Answer:
If and only if the object has 0 speed. Any other case is a no.
Explanation:
In increasing math complexity:
If the graph of a distance/time is a straight line with a non-zero slope it means that the velocity-time graph is an horizontal line where every point has the same second coordinate, equal to the value of the slope of the first line (ie, if the first line has equation [tex]y=2t[/tex] the second line will have equation [tex]y=2[/tex] - I'm using y to denote either the distance or the speed, read it as "the non-time variable")
If the graph of a speed/time is a straight line, the graph of the distance/time is the area of the region of space beneath the straight line in the first graph, ie a triangle.

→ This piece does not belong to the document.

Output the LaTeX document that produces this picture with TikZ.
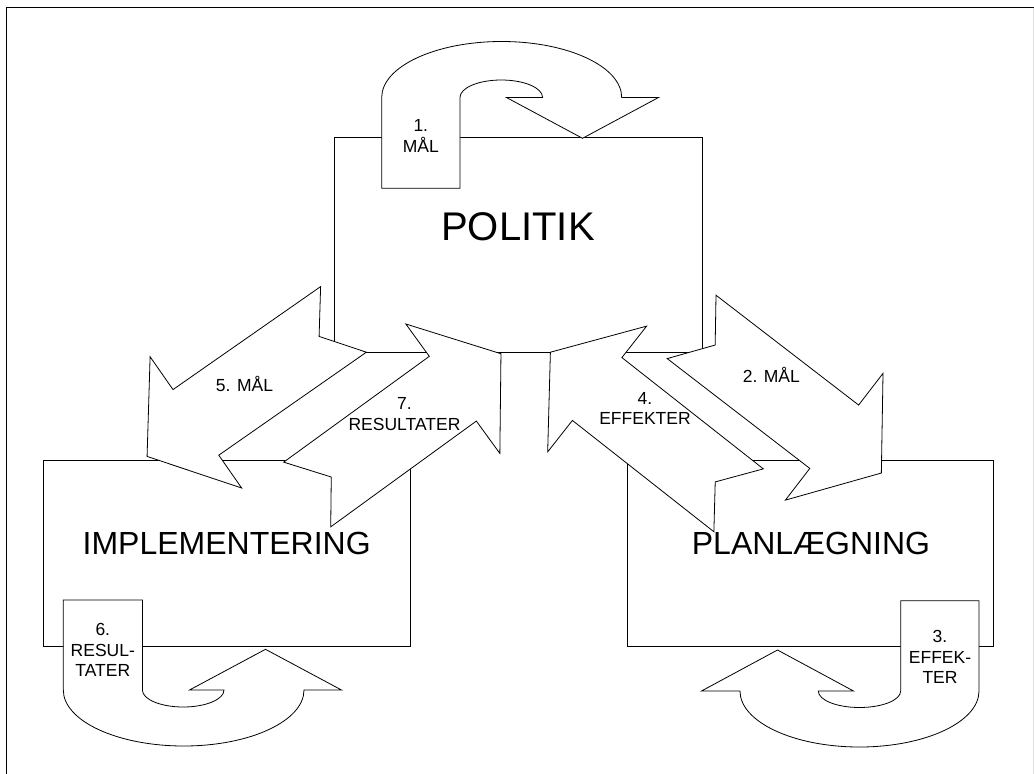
\documentclass[tikz,border=0pt]{standalone}
\usepackage{fontspec}
\setmainfont{Liberation Sans}
\tikzset{
  ln/.style={line width=0.8pt, line join=miter},
  shp/.style={ln, draw=black, fill=white},
  boxline/.style={ln, draw=black},
  lbl/.style={font=\fontsize{17.5}{20.5}\selectfont, align=center, inner sep=0pt},
  big/.style={font=\fontsize{40}{44}\selectfont, inner sep=0pt},
  mid/.style={font=\fontsize{32}{36}\selectfont, inner sep=0pt},
}
% notched block arrow: tail midpoint (#1,#2), rotation #3
\newcommand\notcharrow[3]{%
  \draw[shp, shift={(#1,#2)}, rotate=#3]
    (0,-40) -- (29.75,0) -- (0,40) -- (180,40) -- (180,80) -- (239.5,0)
    -- (180,-80) -- (180,-40) -- cycle;}
\begin{document}
\begin{tikzpicture}[x=1pt,y=-1pt]
\useasboundingbox (0,0) rectangle (1034,774);
% outer frame
\draw[line width=1.6pt] (6.5,774) -- (6.5,7.5) -- (1034,7.5);
\draw[gray!25, line width=1pt] (1033.3,7.5) -- (1033.3,774);

% boxes
\draw[boxline] (334.5,137) rectangle (702,352);
\draw[boxline] (43.3,460.7) rectangle (410,646.7);
\draw[boxline] (627.3,460) rectangle (993.3,646.7);

% U-turn arrow 1
\draw[shp] (381.7,188.3) -- (381.7,97.5)
  .. controls (381.7,66.6) and (435.4,41.5) .. (501.7,41.5)
  .. controls (568,41.5) and (621.7,66.6) .. (621.7,97.5)
  -- (658.5,97.5) -- (582.5,138.3) -- (506.5,97.5) -- (542.6,97.5)
  .. controls (542.6,87.8) and (524.1,80) .. (501.3,80)
  .. controls (478.5,80) and (460,87.8) .. (460,97.5)
  -- (460,188.3) -- cycle;
\node[lbl] (t1) at (420.8,136) {1.\\MÅL};

% U-turn arrow 6
\draw[shp] (63.3,600) -- (63.3,690)
  .. controls (63.3,720.9) and (117.3,746) .. (183.7,746)
  .. controls (250.1,746) and (304,720.9) .. (304,690)
  -- (341.5,690) -- (265.5,649.3) -- (189.5,690) -- (224,690)
  .. controls (224,699.4) and (205.7,707) .. (183.2,707)
  .. controls (160.7,707) and (142.4,699.4) .. (142.4,690)
  -- (142.4,600) -- cycle;
\node[lbl] (t6) at (102.8,650) {6.\\RESUL-\\TATER};

% U-turn arrow 3
\draw[shp] (979,600.7) -- (979,691)
  .. controls (979,721.9) and (925.5,747) .. (859.5,747)
  .. controls (793.5,747) and (740,721.9) .. (740,691)
  -- (701.5,691) -- (777.5,650) -- (853.5,691) -- (818.3,691)
  .. controls (818.3,700.1) and (836.7,707.5) .. (859.5,707.5)
  .. controls (882.3,707.5) and (900.7,700.1) .. (900.7,691)
  -- (900.7,600.7) -- cycle;
\node[lbl] (t3) at (940,657) {3.\\EFFEK-\\TER};

% diagonal block arrows
\notcharrow{343.5}{319.4}{-145.1}
\notcharrow{307.2}{494.5}{36}
\notcharrow{691.6}{326.9}{-37.6}
\notcharrow{738.6}{500.3}{141.8}

% labels
\node[big] (politik) at (518,227) {POLITIK};
\node[mid] (impl) at (226.7,543.3) {IMPLEMENTERING};
\node[mid] (plan) at (811,543) {PLANLÆGNING};
\node[lbl] (t5) at (244.5,384.3) {5. MÅL};
\node[lbl] (t7) at (404.5,414) {7.\\RESULTATER};
\node[lbl] (t2) at (771.3,375) {2. MÅL};
\node[lbl] (t4) at (645,408.5) {4.\\EFFEKTER};
\end{tikzpicture}
\end{document}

And as you increase the sides of that triangle keeping the angles fixed, you get a parabolic curve.
Bonus case: if [tex]v(t)= 0; d(t) = 0[/tex], they are both straight lines, they both pass through the origin, and they are the exact same line.
With calculus (or: math becomes fun after you add the alphabet to it)
You are asking if the answer of the IVP
[tex]\left \{ {{x'=x} \atop {x(0)=0}} \right.[/tex]
is a linear function. The answer is: besides the obvious [tex]x(t)'=x(t)=0 \ \forall t[/tex] there are no other solutions, linear or otherwise.